Faithfulness and loyalty - Are two sides of the same coin. The definitions are: Faithfulness - 1) steadfast in affection or allegiance: Loyal. 2) firm in adherence to promised or in observance of duty: Conscientious. (Merriam-Webster Dictionary)

Loyalty - the quality or state or an instance of being loyal. (Merriam-Webster Dictionary).

What stands out for me in these two definitions is the attribute of being steadfast and adherence to a promise or in observance of duty.

Being steadfast is an attribute that is taught and developed over time. I was taught not just with words but by observing my mom and dad. Yes, they had their flaws as we all do, but I observed them keeping their word to us and other people even to the point of their own inconvenience. As adults we can teach ourselves the same, one moment, one hour, one day at a time. In short, live a life of integrity no matter what anyone says.

3) Protecting each other as husbands and wives should be a very basic trait but clearly it is not. Men are taught very young to protect the weak and those who cannot protect themselves. Women have this natural trait when it comes to protecting their children.

Dare I say that a slight adjustment may be needed? The Bible teaches that God’s purpose for marriage is Godly offspring (Malachi 2:15-16). It has also been established through statistical analysis that the best environment in which to raise a child is within a two parent home, in the context of scripture. That said, both wife and husband need to protect each other from negative outside influences. What do I mean?

We are given direction from the book of Philippians 4:8 (KJV) Finally, brethren, whatsoever things are true, whatsoever things are honest, whatsoever things are just, whatsoever things are pure, whatsoever things are lovely, whatsoever things are of good report; if there be any virtue, and if there be any praise, think on these things.

The proper protection of one’s marriage and family stems from these words. Your “Thought Life” can keep you on the straight and narrow, or it can take you down. Be mindful of your thoughts. If they are not what they should be, quickly change them. The choice is yours. I kindly recommend that you choose the kinds of thoughts that benefit your life.

The onslaught of negative Films, TV shows, biased publications that inaccurately depict the nature of men, that degrade men, fathers, and the “rightful” place of father’s in the home.
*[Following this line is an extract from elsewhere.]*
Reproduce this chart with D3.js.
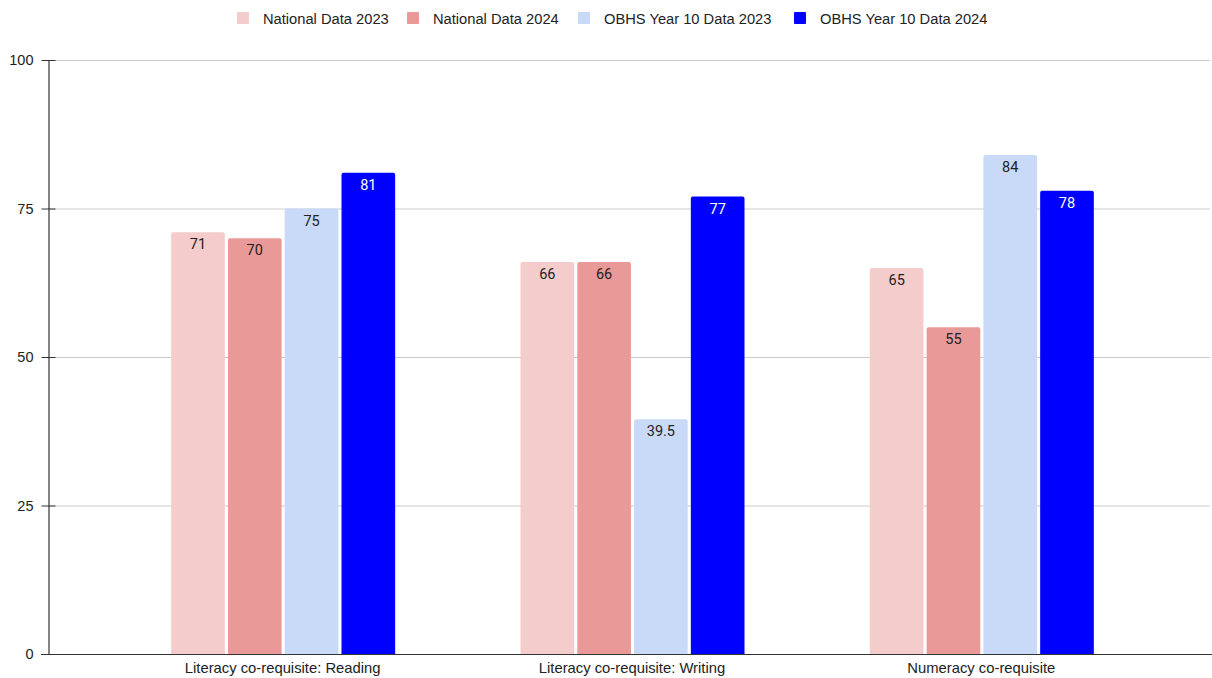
<!DOCTYPE html>
<html><head><meta charset="utf-8">
<script src="https://cdn.jsdelivr.net/npm/d3@7"></script>
<style>body{margin:0;background:#fff}svg{display:block}</style>
</head><body>
<svg id="c" width="1212" height="678"></svg>
<script>
const categories = ["Literacy co-requisite: Reading", "Literacy co-requisite: Writing", "Numeracy co-requisite"];
const seriesNames = ["National Data 2023", "National Data 2024", "OBHS Year 10 Data 2023", "OBHS Year 10 Data 2024"];
const national2023 = [71, 66, 65];
const national2024 = [70, 66, 55];
const obhs2023 = [75, 39.5, 84];
const obhs2024 = [81, 77, 78];
const yTicks = [0, 25, 50, 75, 100];
const colors = ["#f4cccc", "#ea9999", "#c9daf8", "#0000ff"];
const labelColors = ["#222", "#222", "#222", "#fff"];

(function () {
const seriesValues = [national2023, national2024, obhs2023, obhs2024];
const svg = d3.select("#c");
const pLeft = 48, pRight = 1210, pTop = 60, pBottom = 654;
const groupW = 224;

const y = d3.scaleLinear().domain([0, 100]).range([pBottom, pTop]);
const x0 = d3.scaleBand().domain(categories).range([108, 1156]).paddingInner(0).paddingOuter(0);
const x1 = d3.scaleBand().domain(d3.range(4)).range([0, groupW]).paddingInner(0.055);

// gridlines
svg.append("g").selectAll("line").data(yTicks.filter(t => t > 0)).join("line")
  .attr("x1", pLeft).attr("x2", pRight).attr("y1", d => y(d) + 0.5).attr("y2", d => y(d) + 0.5)
  .attr("stroke", "#cccccc").attr("stroke-width", 1);

// bars
const groups = svg.append("g").selectAll("g").data(categories).join("g")
  .attr("transform", c => `translate(${x0(c) + (x0.bandwidth() - groupW) / 2 + 0.5},0)`);
groups.each(function(c, ci) {
  const g = d3.select(this);
  seriesValues.forEach((vals, si) => {
    const v = vals[ci];
    g.append("path")
      .attr("d", () => {
        const bx = x1(si), bw = x1.bandwidth(), by = y(v), bh = y(0) - y(v), r = 2;
        return `M${bx},${by + bh}V${by + r}Q${bx},${by} ${bx + r},${by}H${bx + bw - r}Q${bx + bw},${by} ${bx + bw},${by + r}V${by + bh}Z`;
      })
      .attr("fill", colors[si]);
    g.append("text")
      .attr("x", x1(si) + x1.bandwidth() / 2).attr("y", y(v) + 17)
      .attr("text-anchor", "middle").attr("fill", labelColors[si])
      .style("font-family", "Roboto, sans-serif").style("font-size", "14.5px")
      .text(v);
  });
});

// y axis
const yAxis = d3.axisLeft(y).tickValues(yTicks).tickSize(7).tickSizeOuter(0);
const ya = svg.append("g").attr("transform", `translate(${pLeft + 0.5},0)`).call(yAxis);
ya.select(".domain").attr("stroke", "#333").attr("stroke-width", 1.2);
ya.selectAll(".tick line").attr("stroke", "#333").attr("x2", -7).attr("x1", 7);
ya.selectAll(".tick text").attr("x", -15).attr("fill", "#222")
  .style("font-family", "'Liberation Sans', Arial, sans-serif").style("font-size", "14.5px");

// baseline
svg.append("line").attr("x1", pLeft - 7).attr("x2", pRight + 2).attr("y1", pBottom + 0.5).attr("y2", pBottom + 0.5)
  .attr("stroke", "#333").attr("stroke-width", 1.2);

// x labels
svg.append("g").selectAll("text").data(categories).join("text")
  .attr("x", c => x0(c) + x0.bandwidth() / 2).attr("y", 673)
  .attr("text-anchor", "middle").attr("fill", "#222")
  .style("font-family", "'Liberation Sans', Arial, sans-serif").style("font-size", "14.8px")
  .text(c => c);

// legend
const legendX = [237, 407, 578, 794];
const lg = svg.append("g").selectAll("g").data(seriesNames).join("g")
  .attr("transform", (d, i) => `translate(${legendX[i]},12)`);
lg.append("rect").attr("width", 12).attr("height", 12).attr("rx", 1).attr("fill", (d, i) => colors[i]);
lg.append("text").attr("x", 26).attr("y", 11.5).attr("fill", "#222")
  .style("font-family", "'Liberation Sans', Arial, sans-serif").style("font-size", "14.7px")
  .text(d => d);
})();
</script>
</body></html>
These need to be avoided by mothers who consume such content as likely her girlfriends that additionally raise their children in a home that exposes them to the same.
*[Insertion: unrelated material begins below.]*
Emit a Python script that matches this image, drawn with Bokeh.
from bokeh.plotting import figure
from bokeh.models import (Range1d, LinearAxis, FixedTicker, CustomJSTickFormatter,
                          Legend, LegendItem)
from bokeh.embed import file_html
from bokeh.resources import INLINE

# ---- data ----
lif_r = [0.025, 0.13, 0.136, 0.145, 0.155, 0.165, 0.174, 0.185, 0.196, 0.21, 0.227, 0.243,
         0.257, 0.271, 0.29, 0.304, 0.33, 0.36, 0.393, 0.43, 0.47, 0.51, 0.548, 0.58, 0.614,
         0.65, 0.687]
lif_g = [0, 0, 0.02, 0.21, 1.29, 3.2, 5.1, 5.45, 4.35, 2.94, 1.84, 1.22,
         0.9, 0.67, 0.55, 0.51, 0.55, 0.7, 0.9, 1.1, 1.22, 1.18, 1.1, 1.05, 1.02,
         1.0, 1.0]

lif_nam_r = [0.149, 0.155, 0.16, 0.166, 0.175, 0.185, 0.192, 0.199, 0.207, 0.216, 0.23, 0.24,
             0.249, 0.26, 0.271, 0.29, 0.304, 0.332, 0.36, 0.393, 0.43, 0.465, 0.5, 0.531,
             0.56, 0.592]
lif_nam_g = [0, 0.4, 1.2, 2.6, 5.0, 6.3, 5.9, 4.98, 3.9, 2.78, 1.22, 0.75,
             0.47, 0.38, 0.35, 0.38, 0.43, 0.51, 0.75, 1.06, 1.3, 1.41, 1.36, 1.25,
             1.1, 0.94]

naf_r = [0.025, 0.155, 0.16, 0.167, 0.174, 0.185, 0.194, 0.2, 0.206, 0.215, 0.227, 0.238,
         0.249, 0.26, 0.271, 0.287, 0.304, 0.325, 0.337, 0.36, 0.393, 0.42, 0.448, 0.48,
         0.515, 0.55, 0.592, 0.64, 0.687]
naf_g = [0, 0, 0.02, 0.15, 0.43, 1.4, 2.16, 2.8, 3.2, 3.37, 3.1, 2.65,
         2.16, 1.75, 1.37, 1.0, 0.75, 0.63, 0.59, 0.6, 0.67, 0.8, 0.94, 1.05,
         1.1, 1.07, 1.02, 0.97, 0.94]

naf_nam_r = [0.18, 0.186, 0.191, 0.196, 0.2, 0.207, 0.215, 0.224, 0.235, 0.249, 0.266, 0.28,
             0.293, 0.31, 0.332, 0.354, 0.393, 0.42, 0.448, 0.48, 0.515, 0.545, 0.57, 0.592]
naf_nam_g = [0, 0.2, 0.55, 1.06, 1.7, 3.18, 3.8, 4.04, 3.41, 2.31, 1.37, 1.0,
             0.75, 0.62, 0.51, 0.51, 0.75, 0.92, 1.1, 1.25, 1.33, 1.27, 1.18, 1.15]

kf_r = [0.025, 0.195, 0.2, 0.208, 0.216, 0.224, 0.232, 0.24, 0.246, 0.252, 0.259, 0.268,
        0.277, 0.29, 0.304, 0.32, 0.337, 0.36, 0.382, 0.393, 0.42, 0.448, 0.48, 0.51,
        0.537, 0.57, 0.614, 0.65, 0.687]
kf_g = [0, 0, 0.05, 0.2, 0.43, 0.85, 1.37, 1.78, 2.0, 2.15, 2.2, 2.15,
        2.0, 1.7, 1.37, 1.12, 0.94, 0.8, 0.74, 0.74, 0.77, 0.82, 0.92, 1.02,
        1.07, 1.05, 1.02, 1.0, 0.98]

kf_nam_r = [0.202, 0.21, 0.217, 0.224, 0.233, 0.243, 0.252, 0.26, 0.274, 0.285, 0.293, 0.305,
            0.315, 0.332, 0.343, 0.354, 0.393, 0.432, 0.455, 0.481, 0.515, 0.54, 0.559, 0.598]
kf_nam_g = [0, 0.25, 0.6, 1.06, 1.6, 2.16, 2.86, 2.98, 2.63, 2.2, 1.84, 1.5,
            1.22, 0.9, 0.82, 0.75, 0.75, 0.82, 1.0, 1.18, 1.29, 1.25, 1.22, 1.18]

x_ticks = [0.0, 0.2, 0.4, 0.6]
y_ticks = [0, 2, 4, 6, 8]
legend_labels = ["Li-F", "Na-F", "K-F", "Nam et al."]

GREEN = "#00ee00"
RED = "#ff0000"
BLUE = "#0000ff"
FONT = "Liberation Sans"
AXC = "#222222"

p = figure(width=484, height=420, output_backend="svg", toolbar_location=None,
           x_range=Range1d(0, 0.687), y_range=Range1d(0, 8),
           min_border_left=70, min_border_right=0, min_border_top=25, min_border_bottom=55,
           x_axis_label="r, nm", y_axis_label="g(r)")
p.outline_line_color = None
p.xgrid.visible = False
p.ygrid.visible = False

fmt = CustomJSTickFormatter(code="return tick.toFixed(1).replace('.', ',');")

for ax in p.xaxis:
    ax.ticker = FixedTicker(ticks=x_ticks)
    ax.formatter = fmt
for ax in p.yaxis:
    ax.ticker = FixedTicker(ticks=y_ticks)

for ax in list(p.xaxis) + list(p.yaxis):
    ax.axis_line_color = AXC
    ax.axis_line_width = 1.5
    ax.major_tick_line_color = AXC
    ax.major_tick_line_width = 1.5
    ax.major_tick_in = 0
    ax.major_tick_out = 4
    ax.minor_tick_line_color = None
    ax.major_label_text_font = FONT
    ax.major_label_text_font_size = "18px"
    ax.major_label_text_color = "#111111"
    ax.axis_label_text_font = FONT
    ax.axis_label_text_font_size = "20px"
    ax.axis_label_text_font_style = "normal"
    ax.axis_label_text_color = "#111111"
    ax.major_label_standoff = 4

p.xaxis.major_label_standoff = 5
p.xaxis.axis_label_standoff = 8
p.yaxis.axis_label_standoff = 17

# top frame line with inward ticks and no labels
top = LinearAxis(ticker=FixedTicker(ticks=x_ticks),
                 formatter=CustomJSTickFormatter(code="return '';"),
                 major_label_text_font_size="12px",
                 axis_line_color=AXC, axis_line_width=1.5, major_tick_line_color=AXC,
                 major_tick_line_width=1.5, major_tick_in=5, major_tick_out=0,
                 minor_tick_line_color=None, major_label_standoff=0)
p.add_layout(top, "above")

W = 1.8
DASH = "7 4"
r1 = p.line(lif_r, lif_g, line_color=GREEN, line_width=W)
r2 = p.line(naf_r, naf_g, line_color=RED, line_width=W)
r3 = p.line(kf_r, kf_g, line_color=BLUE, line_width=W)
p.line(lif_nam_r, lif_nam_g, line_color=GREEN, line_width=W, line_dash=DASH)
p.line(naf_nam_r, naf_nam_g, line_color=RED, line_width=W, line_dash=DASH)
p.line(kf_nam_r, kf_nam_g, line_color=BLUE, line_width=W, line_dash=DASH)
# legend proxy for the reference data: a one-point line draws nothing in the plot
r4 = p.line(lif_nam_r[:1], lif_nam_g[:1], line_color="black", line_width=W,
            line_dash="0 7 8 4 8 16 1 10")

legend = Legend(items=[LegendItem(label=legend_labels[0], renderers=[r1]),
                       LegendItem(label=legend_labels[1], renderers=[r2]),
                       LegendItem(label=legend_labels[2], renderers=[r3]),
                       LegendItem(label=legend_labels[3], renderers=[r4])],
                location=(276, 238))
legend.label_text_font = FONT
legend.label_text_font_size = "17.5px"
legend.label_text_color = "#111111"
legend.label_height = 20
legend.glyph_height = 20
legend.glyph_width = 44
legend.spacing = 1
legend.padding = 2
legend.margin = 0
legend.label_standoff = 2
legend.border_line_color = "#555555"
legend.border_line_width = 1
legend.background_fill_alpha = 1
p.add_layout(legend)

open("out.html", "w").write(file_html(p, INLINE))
Most of the content on TV, in magazines, etc. do not promote what Philippians 4:8 says. It is deliberate.

The research is readily available concerning the staggering divorce statistics and by those who initiate divorce the most. That said, just as a couple should be faithful not to commit adultery, they should also be faithful to protect their own eyes, ears, mind, and heart from content that will lead them astray. The result is likely the compromise of their own hearts, thus leading to events that eventually will compromise their own relationships and marriage. Proverbs 4:23 (NIV) states: 23 Above all else, guard your heart, for everything you do flows from it.

In closing, recognizing and dealing with such aspects is not an easy task. This likely takes more discipline than most people are willing to admit to and give, but it can be developed over time with prayer and effort if one is willing. This is the unspoken part of the marriage conversation that is rarely discussed and nowadays, rarely consistently practiced. However, wisdom, understanding, dying to oneself, and protection are vital elements in a successful long-term relationship, if you dare.
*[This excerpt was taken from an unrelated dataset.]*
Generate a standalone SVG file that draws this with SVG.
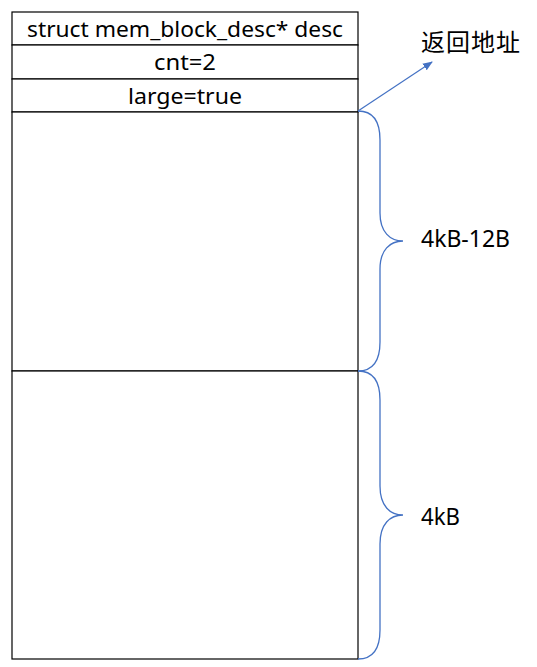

God loves His children and wants us to succeed. We do not have to navigate relationships and marriage without the necessary help, guidance and instructions. I encourage you to pray, study what the Bible says about many other topics that will affect your relationships and marriage. I encourage you to read great books on marriage and relationships and develop yourself into a partner that He and you would be proud of.